EXCERPTED DATA:

╔══

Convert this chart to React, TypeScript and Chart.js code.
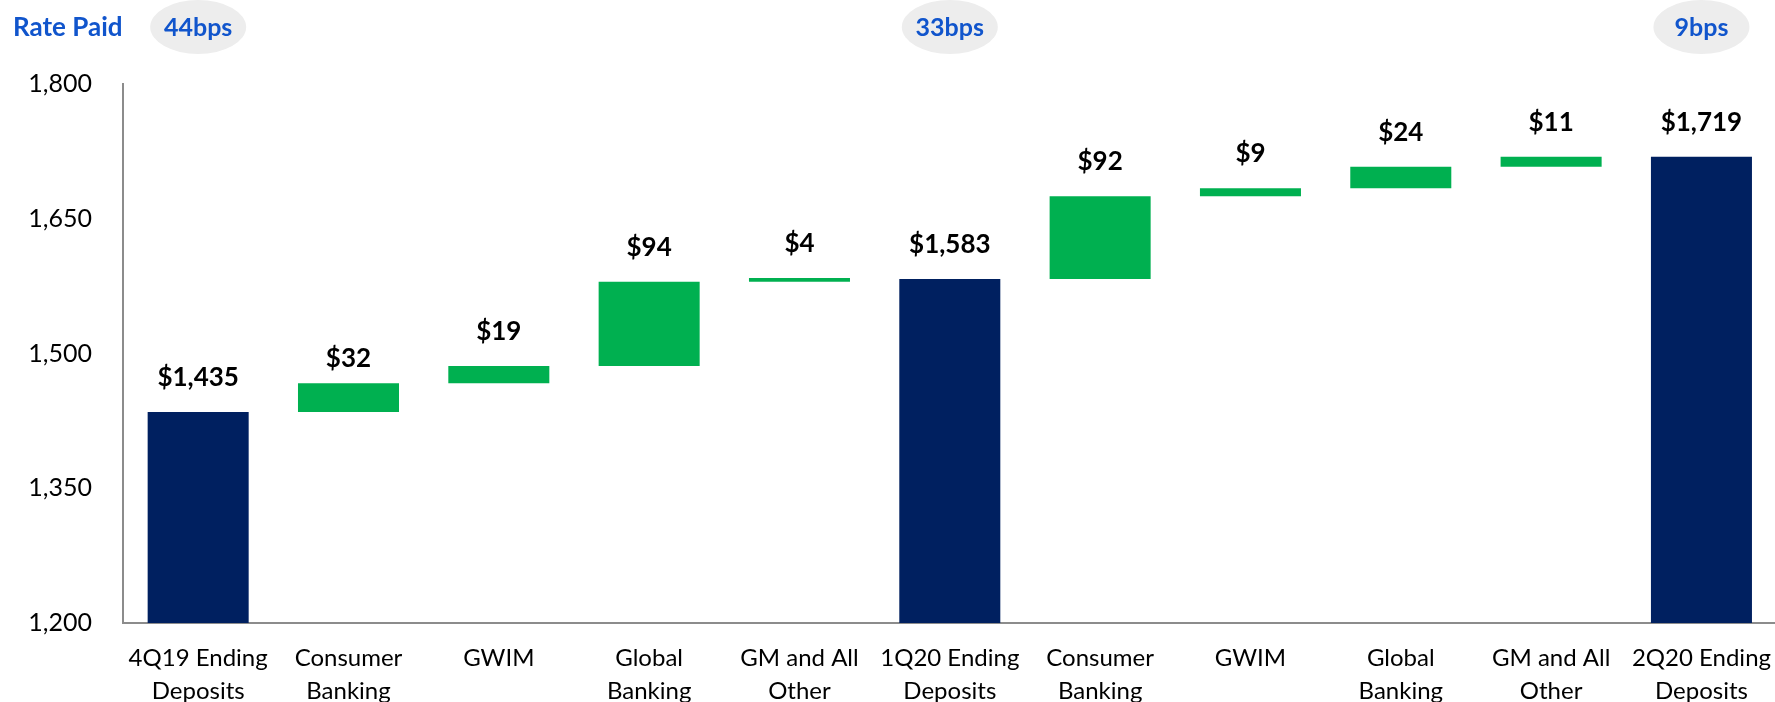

╚══
╔══

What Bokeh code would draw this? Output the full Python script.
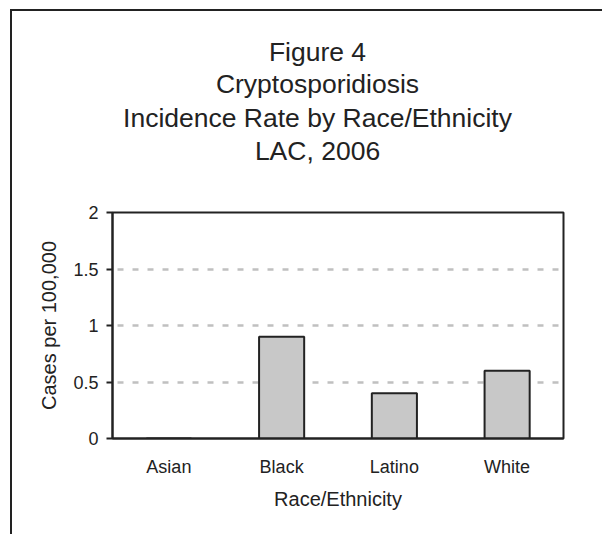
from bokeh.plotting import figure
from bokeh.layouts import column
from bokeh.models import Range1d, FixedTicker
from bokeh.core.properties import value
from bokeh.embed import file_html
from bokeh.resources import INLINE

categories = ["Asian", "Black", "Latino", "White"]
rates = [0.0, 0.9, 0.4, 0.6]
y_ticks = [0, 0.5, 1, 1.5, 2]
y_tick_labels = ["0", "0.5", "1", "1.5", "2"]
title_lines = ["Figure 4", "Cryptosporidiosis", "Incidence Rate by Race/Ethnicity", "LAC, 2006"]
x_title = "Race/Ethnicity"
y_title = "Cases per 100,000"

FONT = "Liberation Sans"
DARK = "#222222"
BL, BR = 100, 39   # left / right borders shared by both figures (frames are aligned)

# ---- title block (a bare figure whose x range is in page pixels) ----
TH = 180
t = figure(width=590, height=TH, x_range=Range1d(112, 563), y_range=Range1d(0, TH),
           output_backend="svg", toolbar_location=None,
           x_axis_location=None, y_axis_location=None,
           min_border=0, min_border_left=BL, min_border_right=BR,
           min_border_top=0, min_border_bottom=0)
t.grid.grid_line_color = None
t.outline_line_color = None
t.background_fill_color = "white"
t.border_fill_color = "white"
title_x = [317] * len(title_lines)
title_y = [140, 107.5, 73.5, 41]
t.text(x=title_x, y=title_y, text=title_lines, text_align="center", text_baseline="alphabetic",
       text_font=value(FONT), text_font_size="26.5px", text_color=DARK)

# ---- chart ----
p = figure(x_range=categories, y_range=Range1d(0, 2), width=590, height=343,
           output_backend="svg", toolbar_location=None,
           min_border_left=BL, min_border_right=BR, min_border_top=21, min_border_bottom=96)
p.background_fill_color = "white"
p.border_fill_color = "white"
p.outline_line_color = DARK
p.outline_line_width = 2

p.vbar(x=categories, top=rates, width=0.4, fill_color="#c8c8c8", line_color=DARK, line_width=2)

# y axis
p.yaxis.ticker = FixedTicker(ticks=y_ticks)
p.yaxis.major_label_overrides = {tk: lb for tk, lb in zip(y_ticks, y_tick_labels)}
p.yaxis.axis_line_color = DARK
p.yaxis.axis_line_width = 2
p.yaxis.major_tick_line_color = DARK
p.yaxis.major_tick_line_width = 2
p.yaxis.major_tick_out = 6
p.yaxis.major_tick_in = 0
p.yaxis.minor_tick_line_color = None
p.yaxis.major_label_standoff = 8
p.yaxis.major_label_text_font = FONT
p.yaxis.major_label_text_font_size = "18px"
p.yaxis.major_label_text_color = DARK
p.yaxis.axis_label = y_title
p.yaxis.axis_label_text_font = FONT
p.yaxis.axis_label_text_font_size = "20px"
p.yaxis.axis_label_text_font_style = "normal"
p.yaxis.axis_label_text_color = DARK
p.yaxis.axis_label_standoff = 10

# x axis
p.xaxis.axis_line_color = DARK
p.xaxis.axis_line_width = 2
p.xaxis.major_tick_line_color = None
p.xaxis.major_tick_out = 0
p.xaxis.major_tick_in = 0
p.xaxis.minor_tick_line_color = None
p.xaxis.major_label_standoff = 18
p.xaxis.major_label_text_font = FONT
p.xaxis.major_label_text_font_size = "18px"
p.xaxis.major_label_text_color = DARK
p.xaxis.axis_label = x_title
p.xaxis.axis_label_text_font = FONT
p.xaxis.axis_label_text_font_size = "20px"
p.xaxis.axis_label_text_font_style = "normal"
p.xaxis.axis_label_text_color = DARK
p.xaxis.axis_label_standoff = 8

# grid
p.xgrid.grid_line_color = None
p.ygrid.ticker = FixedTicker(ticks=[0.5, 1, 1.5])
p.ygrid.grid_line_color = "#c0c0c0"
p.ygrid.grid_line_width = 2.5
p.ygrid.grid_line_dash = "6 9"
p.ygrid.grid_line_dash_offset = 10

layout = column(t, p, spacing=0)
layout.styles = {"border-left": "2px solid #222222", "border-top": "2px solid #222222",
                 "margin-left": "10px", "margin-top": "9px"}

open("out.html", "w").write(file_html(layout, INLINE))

╚══
╔══

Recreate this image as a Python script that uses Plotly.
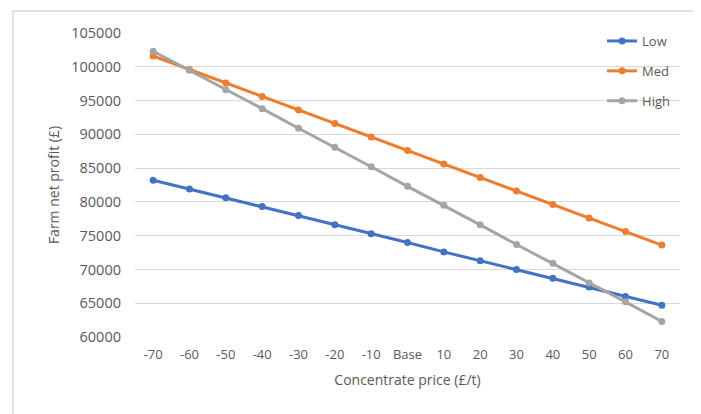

╚══

EXERCISE DIRECTIONS:
Repeat exactly, and only, the entries from the line with "What Bokeh code" through the line with "BL, BR = 100, 39". Pictures are skipped.

WRITTEN RESPONSE:
What Bokeh code would draw this? Output the full Python script.
from bokeh.plotting import figure
from bokeh.layouts import column
from bokeh.models import Range1d, FixedTicker
from bokeh.core.properties import value
from bokeh.embed import file_html
from bokeh.resources import INLINE

categories = ["Asian", "Black", "Latino", "White"]
rates = [0.0, 0.9, 0.4, 0.6]
y_ticks = [0, 0.5, 1, 1.5, 2]
y_tick_labels = ["0", "0.5", "1", "1.5", "2"]
title_lines = ["Figure 4", "Cryptosporidiosis", "Incidence Rate by Race/Ethnicity", "LAC, 2006"]
x_title = "Race/Ethnicity"
y_title = "Cases per 100,000"

FONT = "Liberation Sans"
DARK = "#222222"
BL, BR = 100, 39   # left / right borders shared by both figures (frames are aligned)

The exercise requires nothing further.